The Wrong Question Everyone's Asking About AI

Image by Kyle Head at unsplash - https://unsplash.com/@kyleunderscorehead

Last time we talked about the problem facing the C-suite when crafting a credible AI story.

The post gave a simple structure to follow to pursue AI ambitions without falling into the trap of thinking only about AI adoption or being caught on the wrong side of history when the market narrative swings away from AI being magical.

What is a good way to reason about the tools themselves, though?

This is harder than it should be because blog posts, demos, and even talking directly to Claude can easily lead to a distorted perspective on how "intelligent" these intelligent tools are.

We'll cover that today.

An interesting paper came out a few years ago exploring exactly this problem. And it's a serious academic work, not some biased sales pitch from an AI Boomer or an angry Doomer rant.

The paper, "Role-Play with Large Language Models," by Shanahan, McDonell and Reynolds in 2023 (later published in Nature), proposes a metaphor for talking about large language models that works very well for filtering out the chaff.

Let's meet Bob. Bob is a very, very good actor, and he is especially good at improvisation. Bob can play many roles, but today he's playing a software engineer. He's studied projects, all the languages we code in, architecture, testing, deployments, you name it. He is so good that if he turned up to a hackathon, no one would know he wasn't a real developer. Well, maybe. Let's come back to that.

Bob may know a lot of detail, but of course, he can't know it all. So like any good improviser, sometimes, when he hits the edges of his reading, he has to wing it. And that's fine. After all, he's an actor, not a developer. When he wings it, everything remains plausible, and no one can tell. Well, maybe. Let's come back to that.

Before anyone gets a downer on Bob, let's be clear about a few things. He's not expensive. His code works. He never complains. He's fast. Is his code good? Well, a lot of code is pretty bad. Where Bob has read the most, he's on solid ground.

What's important when we compare Bob to real developers is that Bob is always winging it. Because he's not a developer. He didn't struggle through simple projects in his youth or work on a bug for six hours only to solve it the minute he took the dog for a walk. Real developers can feel their edges in ways Bob can't.

Bob has the same confidence whatever he is saying. Developers can feel their confidence rise and fall. And when it falls below a certain point, they can ask for help, or research the problem, or let someone else take over.

Boomers and Doomers will argue about whether models are really intelligent or not, but when we translate this to whether Bob is a real developer or not, you can see why it's the wrong question.

Can Bob code? Yes, he can. Does he get things wrong? Yes, and so do other developers in the room.

Is Bob as good as all the best bits of all the developers in the world? No. No developers are either.
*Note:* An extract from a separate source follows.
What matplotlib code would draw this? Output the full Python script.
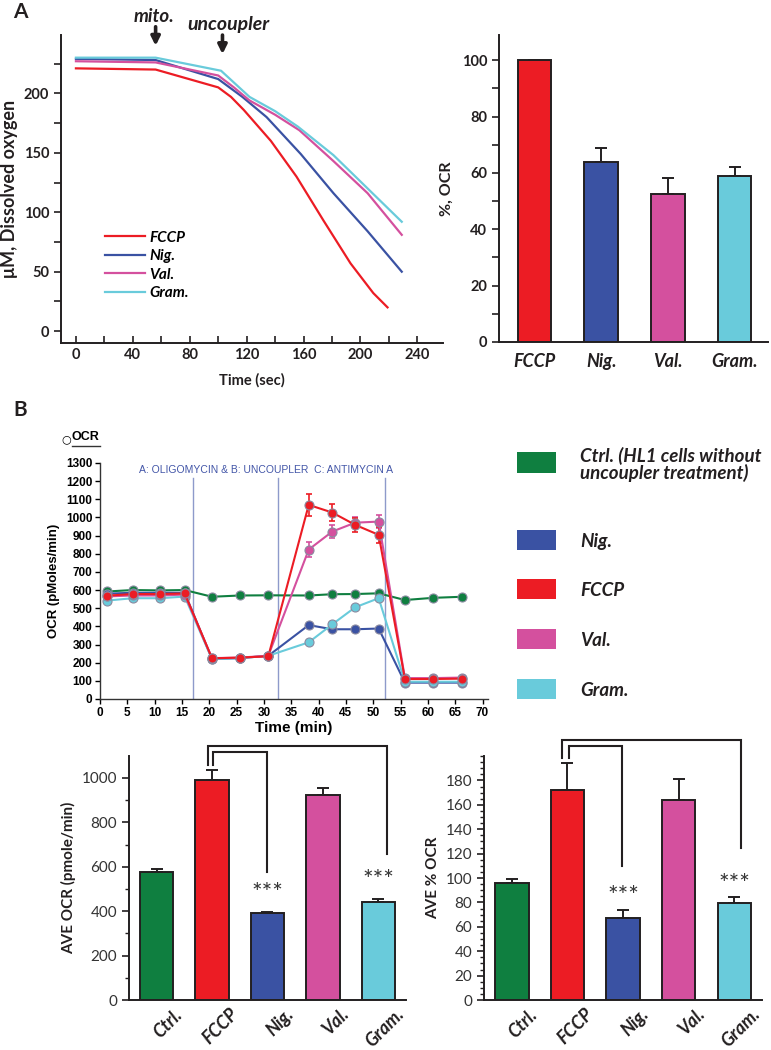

It makes no sense to compare anyone to that standard.

So what is the right question?

The right question is simple.

Do we know where Bob's edges are?

No we don't, and neither does Bob.

We need edge-awareness for Bob. We don't need it for real developers because they have other options when they reach them.

What does edge-awareness look like? The other developers in the room and the systems they create to catch their own issues.

How do we know whether we can afford Bob on the team?

Well, we need to know a few things that are quite hard to truly know today. We need to know the all-in cost of Bob plus the residual developer and oversight cost his edges impose. And all those costs need to be less than the value we get from Bob before he's replaced with Alice, another actor who's also very, very good (better than Bob) but who has the same challenges in other areas.

No one is saying Bob is bad. His role-playing is off the charts. But we are not saying he's infallible either.

What the Shanahan, McDonell and Reynolds paper showed was that if we move away from assuming that models have goals, beliefs, understanding, reasoning, etc, but instead see them as role players (in software development, email writing, meeting summarisation), we can see the simulator, not the simulacra.

And it's role play all the way down from the persona to the responses to the words to the tokens.